Not to be overlooked is the persistent “regime uncertainty” of the administration of President Barack Obama that has begun to be the current administration’s hallmark economic policy legacy. The Obama Administration seems to have – so far – never made the transition from the evangelic ideological idioms that pervaded throughout his 2008 campaign to the tough choices of governing in the real world.
As a result, small businesses, the engine of employment in the U.S., never has a clue as to just what the Obama Administration is going to do to them next. Most businesses in the U.S. have adopted a “let’s hide under the bed” approach to the challenges of business planning and waiting out the great ideological experimentations of the Obama Administration’s social-welfare-state approach to economic-governance.

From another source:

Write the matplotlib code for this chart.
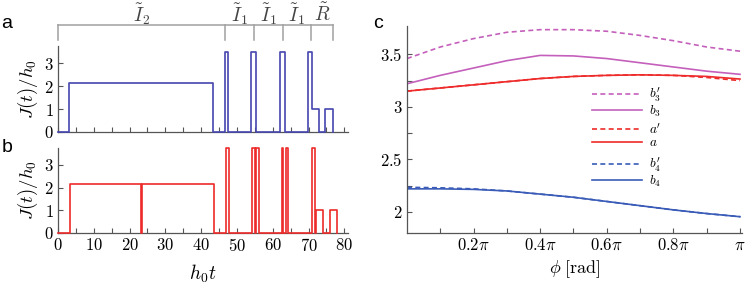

Let’s not forget that the “let’s print money and spend our way” out of an economic downturn, that has failed throughout economic history, was started by the administration of President George W. Bush, who got a taste for ‘spendonomics’ that he learned to enjoy.
So, in essence, the two institutions, Congress and the office of the president, that caused our current economic mess, are now tasked to fix it. Yeah, right.
At this point, the only aspect of the future of the U.S. economy that remains certain is that if our national leaders – on both sides of the aisle – keep doing what they are doing, we are going to keep getting what we are getting – economic mismanagement of historic proportions.